+++ DATA RECORDS

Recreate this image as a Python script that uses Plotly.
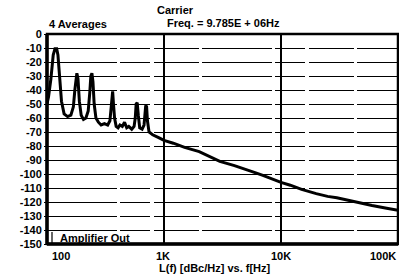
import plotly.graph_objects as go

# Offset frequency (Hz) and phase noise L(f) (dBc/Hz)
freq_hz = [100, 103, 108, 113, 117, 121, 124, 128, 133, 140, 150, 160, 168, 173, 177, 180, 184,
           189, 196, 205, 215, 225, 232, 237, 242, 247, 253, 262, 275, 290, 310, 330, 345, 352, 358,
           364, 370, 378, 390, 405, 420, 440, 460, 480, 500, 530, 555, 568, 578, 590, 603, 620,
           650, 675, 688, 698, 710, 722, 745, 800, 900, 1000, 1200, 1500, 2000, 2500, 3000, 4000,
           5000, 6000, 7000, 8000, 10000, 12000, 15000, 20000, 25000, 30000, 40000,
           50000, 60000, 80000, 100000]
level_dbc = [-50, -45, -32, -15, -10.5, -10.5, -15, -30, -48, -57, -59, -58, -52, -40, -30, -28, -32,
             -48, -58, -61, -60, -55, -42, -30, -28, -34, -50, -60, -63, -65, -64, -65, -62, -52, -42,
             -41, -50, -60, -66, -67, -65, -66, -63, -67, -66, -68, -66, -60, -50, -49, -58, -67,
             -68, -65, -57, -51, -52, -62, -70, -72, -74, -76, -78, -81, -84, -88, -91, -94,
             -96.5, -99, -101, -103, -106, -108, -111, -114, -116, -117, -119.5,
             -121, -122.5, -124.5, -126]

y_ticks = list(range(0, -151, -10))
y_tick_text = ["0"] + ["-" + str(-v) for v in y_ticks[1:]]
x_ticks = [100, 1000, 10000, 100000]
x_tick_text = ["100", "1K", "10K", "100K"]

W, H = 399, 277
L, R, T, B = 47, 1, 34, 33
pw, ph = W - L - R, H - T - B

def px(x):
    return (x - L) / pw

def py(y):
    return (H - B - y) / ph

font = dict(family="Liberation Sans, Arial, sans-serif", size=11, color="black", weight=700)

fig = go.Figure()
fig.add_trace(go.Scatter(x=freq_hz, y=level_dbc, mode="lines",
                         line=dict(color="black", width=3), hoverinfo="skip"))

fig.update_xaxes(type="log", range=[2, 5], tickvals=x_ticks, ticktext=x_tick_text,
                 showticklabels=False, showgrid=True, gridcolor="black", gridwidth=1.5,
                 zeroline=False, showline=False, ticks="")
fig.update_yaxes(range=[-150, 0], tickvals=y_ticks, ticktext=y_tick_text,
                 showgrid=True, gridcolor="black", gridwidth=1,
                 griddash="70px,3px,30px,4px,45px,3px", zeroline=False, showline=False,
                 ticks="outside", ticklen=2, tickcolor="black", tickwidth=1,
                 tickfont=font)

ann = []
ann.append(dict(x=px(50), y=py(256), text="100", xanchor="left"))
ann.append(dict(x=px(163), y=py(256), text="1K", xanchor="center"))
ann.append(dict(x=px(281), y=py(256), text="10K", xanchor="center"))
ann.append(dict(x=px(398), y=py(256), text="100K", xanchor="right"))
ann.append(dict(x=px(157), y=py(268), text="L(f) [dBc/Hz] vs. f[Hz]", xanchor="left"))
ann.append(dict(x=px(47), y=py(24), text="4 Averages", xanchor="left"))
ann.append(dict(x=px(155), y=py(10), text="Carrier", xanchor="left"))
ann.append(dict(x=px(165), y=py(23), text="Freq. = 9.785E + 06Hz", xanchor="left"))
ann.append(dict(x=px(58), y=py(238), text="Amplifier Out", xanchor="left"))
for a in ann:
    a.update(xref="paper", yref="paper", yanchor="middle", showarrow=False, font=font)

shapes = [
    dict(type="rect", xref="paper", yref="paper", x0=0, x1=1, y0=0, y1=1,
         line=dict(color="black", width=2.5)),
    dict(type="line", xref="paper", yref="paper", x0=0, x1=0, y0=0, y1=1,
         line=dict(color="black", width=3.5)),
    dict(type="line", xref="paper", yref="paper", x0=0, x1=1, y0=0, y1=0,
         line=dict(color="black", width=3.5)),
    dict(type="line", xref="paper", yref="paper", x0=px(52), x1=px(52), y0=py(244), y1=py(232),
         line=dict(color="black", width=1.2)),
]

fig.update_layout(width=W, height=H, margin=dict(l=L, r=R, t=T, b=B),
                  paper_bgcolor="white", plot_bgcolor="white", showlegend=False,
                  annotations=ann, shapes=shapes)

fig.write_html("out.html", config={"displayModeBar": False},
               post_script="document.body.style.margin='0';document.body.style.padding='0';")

++++++
+++ DATA RECORDS

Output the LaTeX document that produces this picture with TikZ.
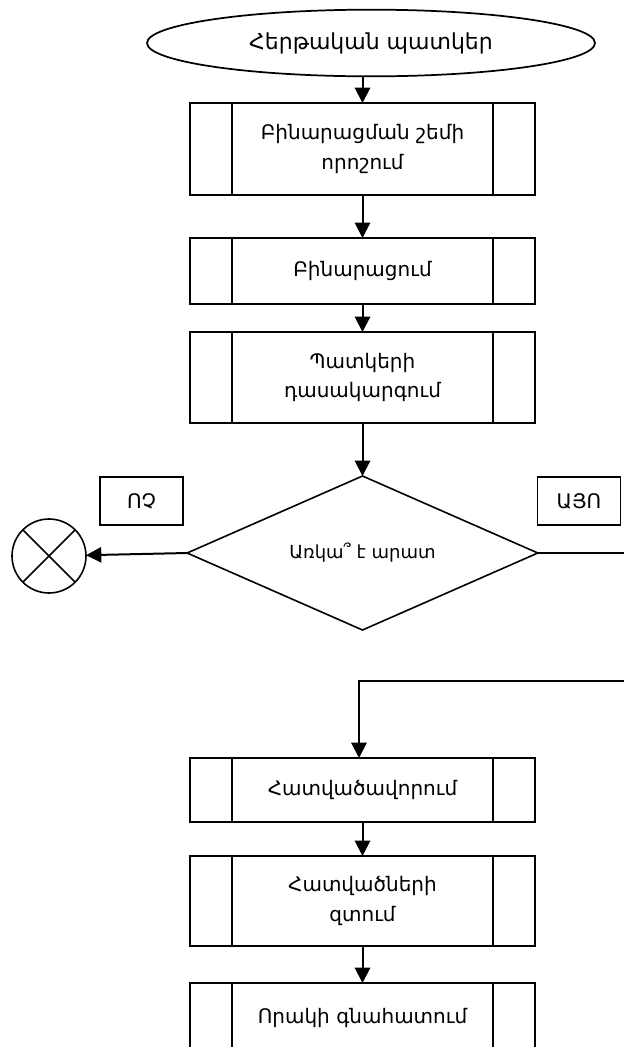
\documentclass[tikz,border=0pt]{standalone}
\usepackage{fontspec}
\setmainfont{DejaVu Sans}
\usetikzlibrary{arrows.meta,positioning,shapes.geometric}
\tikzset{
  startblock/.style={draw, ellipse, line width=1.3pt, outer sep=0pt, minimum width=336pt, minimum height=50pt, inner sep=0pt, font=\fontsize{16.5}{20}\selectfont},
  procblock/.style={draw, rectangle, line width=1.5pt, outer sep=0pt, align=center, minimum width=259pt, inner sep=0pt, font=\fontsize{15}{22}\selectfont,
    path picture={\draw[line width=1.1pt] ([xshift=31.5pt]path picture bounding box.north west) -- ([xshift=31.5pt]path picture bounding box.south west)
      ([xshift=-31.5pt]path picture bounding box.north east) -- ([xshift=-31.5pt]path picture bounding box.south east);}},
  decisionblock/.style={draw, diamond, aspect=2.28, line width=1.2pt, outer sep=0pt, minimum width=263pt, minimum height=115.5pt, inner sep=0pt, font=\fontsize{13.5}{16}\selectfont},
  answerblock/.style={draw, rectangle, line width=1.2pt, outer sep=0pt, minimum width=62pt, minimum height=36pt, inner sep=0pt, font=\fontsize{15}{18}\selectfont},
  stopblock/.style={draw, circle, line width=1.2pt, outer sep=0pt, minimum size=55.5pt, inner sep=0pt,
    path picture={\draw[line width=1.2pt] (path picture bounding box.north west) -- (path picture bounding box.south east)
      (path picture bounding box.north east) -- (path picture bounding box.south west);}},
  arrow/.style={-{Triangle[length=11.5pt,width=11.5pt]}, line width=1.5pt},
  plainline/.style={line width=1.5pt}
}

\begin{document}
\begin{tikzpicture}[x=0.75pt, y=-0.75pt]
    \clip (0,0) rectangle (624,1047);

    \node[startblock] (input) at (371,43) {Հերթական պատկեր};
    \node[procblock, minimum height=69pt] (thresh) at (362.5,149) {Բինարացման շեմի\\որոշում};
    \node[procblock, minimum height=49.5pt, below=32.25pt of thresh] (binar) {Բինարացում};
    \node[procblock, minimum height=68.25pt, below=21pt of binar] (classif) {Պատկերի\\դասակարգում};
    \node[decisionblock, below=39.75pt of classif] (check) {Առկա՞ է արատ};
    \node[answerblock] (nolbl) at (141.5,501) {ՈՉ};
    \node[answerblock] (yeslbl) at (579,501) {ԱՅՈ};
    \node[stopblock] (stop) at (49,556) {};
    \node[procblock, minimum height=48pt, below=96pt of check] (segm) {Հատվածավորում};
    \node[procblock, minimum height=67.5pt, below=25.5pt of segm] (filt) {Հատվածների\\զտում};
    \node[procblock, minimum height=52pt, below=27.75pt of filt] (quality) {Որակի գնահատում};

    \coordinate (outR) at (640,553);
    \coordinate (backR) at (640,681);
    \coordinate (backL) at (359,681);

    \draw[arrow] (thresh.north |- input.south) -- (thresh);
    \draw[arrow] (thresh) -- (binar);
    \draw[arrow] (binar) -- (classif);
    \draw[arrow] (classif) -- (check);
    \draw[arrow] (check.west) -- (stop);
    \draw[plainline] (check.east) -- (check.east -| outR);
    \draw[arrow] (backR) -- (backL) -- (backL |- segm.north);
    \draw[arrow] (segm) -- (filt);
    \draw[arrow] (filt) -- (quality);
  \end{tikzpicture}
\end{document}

++++++
+++ DATA RECORDS

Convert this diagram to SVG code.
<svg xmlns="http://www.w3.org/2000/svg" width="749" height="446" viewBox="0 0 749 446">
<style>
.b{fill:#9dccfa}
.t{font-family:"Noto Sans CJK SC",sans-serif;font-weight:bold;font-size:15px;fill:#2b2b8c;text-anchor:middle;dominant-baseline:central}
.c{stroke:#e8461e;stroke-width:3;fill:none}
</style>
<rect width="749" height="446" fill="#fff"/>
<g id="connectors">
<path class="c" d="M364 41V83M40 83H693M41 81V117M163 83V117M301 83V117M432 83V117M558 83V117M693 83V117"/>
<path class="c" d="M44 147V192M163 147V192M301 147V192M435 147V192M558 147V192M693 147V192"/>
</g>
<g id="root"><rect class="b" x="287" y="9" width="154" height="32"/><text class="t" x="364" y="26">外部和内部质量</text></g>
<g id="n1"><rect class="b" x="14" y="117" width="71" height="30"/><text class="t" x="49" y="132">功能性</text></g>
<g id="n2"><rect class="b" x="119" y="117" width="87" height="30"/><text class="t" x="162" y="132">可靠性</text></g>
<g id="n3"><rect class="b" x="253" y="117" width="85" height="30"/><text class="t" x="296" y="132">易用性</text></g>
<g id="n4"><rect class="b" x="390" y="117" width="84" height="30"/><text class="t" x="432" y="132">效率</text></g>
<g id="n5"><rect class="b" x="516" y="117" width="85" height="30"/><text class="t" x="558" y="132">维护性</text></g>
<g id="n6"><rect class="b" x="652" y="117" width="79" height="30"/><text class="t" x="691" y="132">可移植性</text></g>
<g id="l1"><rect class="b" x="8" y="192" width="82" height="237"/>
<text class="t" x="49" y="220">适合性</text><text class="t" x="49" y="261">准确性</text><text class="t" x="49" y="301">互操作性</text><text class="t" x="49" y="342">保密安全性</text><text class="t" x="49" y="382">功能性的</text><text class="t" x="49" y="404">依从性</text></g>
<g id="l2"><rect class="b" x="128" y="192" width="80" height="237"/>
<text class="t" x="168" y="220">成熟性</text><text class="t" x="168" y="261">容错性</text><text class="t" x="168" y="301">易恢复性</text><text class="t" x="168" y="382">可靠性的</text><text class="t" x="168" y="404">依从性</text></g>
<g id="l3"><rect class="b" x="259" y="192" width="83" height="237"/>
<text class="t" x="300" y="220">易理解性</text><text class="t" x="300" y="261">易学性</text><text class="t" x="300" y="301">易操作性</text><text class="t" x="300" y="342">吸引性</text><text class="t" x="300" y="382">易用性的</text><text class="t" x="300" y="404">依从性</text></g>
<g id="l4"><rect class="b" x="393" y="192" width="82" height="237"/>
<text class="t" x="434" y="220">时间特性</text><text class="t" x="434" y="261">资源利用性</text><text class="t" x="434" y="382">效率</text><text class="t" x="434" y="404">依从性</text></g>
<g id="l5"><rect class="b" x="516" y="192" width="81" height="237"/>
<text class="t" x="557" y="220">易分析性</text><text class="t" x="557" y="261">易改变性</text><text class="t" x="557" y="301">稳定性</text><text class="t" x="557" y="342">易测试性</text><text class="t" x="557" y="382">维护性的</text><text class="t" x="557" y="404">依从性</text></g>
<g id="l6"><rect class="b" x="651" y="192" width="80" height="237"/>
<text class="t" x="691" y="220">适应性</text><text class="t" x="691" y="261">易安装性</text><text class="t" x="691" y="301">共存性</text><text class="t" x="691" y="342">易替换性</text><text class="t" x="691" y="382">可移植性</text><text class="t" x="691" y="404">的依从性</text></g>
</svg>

++++++

WHAT THE TASK ASKS
Lines containing the string "that" should be counted; reply with their number and nothing more.

TASK ANSWER
2